Electrifying wind turbines


Artemis has developed digital displacement technology to challenge wind-turbine gearbox and direct-drive transmissions

While wind turbines are primarily seen as mechanical engineering devices, there is a definite trend towards electrification of their major systems and components. At the forefront of this development is Midlothian-based Artemis Intelligent Power, which has developed a digital displacement technology to a stage where it is ready to challenge wind-turbine gearbox and direct-drive transmissions on cost and performance.

Digital displacement machines contain multiple cylinders arranged radially in banks around a single-lobed or a multi-lobed camshaft. The key operational concepts are cylinder ‘enabling’ and cylinder ‘idling’. Pump and motor cylinders are enabled, on a just-in-time basis at bottom- or top-dead-centre if their contribution is required to satisfy the high-level needs of the system. Otherwise, they continue to idle – breathing oil in and out at low-pressure and thus placing very little parasitic burden on the active cylinders.

The basic components of the system are variable-displacement, low speed, ring-cam pump; variable-displacement, high-speed, generator drive-motor; medium or high voltage, wound-rotor, synchronous generator; hydraulic accumulators; low-level pump and motor controllers; and high-level transmission controller.

The decoupling provided by the accumulators allows pump torque to be instantaneously varied so as to capture the most energy from changing winds and gusts while the generator is driven at a steady rate. The industry-standard synchronous generator connects directly to the network without the need for a power converter and has low-voltage fault ride-through and network support performance.

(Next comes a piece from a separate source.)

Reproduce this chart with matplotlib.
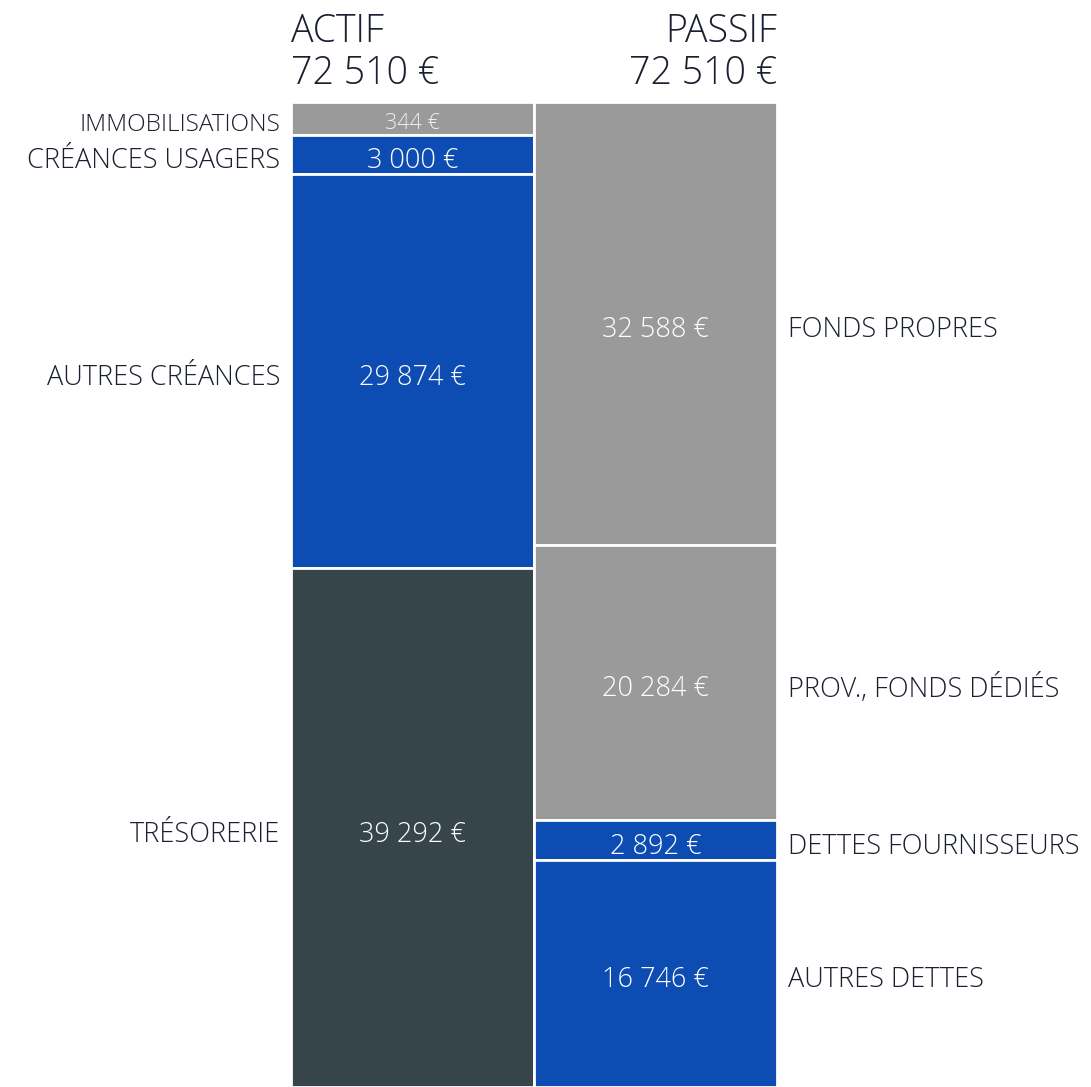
# Bilan actif / passif en deux colonnes empilées
import matplotlib
matplotlib.use("Agg")
import matplotlib.pyplot as plt

actif_labels = ["IMMOBILISATIONS", "CRÉANCES USAGERS", "AUTRES CRÉANCES", "TRÉSORERIE"]
actif_values = [344, 3000, 29874, 39292]
actif_colors = ["#9a9a9a", "#0d4db3", "#0d4db3", "#36454a"]

passif_labels = ["FONDS PROPRES", "PROV., FONDS DÉDIÉS", "DETTES FOURNISSEURS", "AUTRES DETTES"]
passif_values = [32588, 20284, 2892, 16746]
passif_colors = ["#9a9a9a", "#9a9a9a", "#0d4db3", "#0d4db3"]

FONT = "Open Sans"
TXT = "#1b2030"


def fmt(v):
    return f"{v:,}".replace(",", " ") + " €"


def display_heights(vals):
    # petits postes: hauteur minimale pour que le libellé tienne
    total = sum(vals)
    mn = 0.034 * total
    d = [max(v, mn) for v in vals]
    k = total / sum(d)
    return [v * k for v in d]


W, H = 1091, 1087
fig = plt.figure(figsize=(W / 100, H / 100), dpi=100)
top_px, left_px, right_px = 102, 291, 777
ax = fig.add_axes([left_px / W, 0, (right_px - left_px) / W, (H - top_px) / H])
total = sum(actif_values)
ax.set_xlim(0, 2)
ax.set_ylim(total, 0)
ax.axis("off")

cols = [(0.5, actif_labels, actif_values, actif_colors, "left"),
        (1.5, passif_labels, passif_values, passif_colors, "right")]
for xc, labels, vals, colors, side in cols:
    hs = display_heights(vals)
    y0 = 0
    for lab, v, h, c in zip(labels, vals, hs, colors):
        ax.bar(xc, h, bottom=y0, width=1, color=c, edgecolor="white", linewidth=2)
        ym = y0 + h / 2 + 500
        small = v < 1000
        ax.text(xc, ym - (150 if small else 0), fmt(v), ha="center", va="center", color="white",
                alpha=0.85 if small else 1, fontsize=15.5 if small else 19.5,
                family=FONT, weight="light")
        if side == "left":
            ax.text(-0.045, ym, lab, ha="right", va="center", color=TXT,
                    fontsize=17.5 if small else 19.5, family=FONT, weight="light")
        else:
            ax.text(2.045, ym, lab, ha="left", va="center", color=TXT,
                    fontsize=19.5, family=FONT, weight="light")
        y0 += h

fig.text(left_px / W, 1 - 12 / H, "ACTIF\n" + fmt(sum(actif_values)), ha="left", va="top",
         fontsize=27, family=FONT, weight="light", color=TXT, linespacing=1.12)
fig.text(right_px / W, 1 - 12 / H, "PASSIF\n" + fmt(sum(passif_values)), ha="right", va="top",
         fontsize=27, family=FONT, weight="light", color=TXT, linespacing=1.12)

fig.savefig("out.png", dpi=100)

The natural controllability of digital displacement machines allows the use of more than one generator, so that system efficiency in low winds can be further enhanced by turning off unrequired capacity. Because of the inherently balanced load distribution and pressure limiting nature of hydraulic machines, the transmission is extremely robust. However, should partial or full rebuild be necessary, it can be carried out within the nacelle using the internal crane.

Artemis, along with its parent company Mitsubishi Heavy Industries, is refining its technology with onshore verification testing of a large digital hydraulically-driven offshore wind turbine at the Hunterston Test Centre by the Firth of Clyde (shown above). Equipped with this system, the 7MW wind turbine converts wind energy by a combination of pumps and motors to produce a constant speed irrespective of the blade rotation speed, eliminating the need for a step-up gearbox, complex generator technology and power inverter.

“In the past two weeks, the turbine has been generating power to the grid,” says Win Rampen, research director and chairman of the board at Artemis. “We are now following a process of increasing the power levels and gaining confidence as we go. We are getting some very encouraging results. It’s only been synchronised to the grid for a short time, but it has already generated 2MW peak power. And the turbine is behaving exactly as the simulation models predict. We are very confident the transmission can run at a sustained power of 7MW.”

Based on the results of the onshore verification testing at Hunterston, Mitsubishi plans to install a second and similar hydraulically driven wind turbine during 2015 on a floating platform within a wind farm verification research project being implemented offshore from Fukushima Prefecture in Japan. Ultimately, Artemis and Mitsubishi will supply the new hydraulic drive to MHI Vestas Offshore Wind, a joint venture that will apply the technology. “Mitsubishi will make the heavy machinery in Japan. However, the Artemis parts – the control elements and software – will be delivered as a turnkey system built in Scotland.”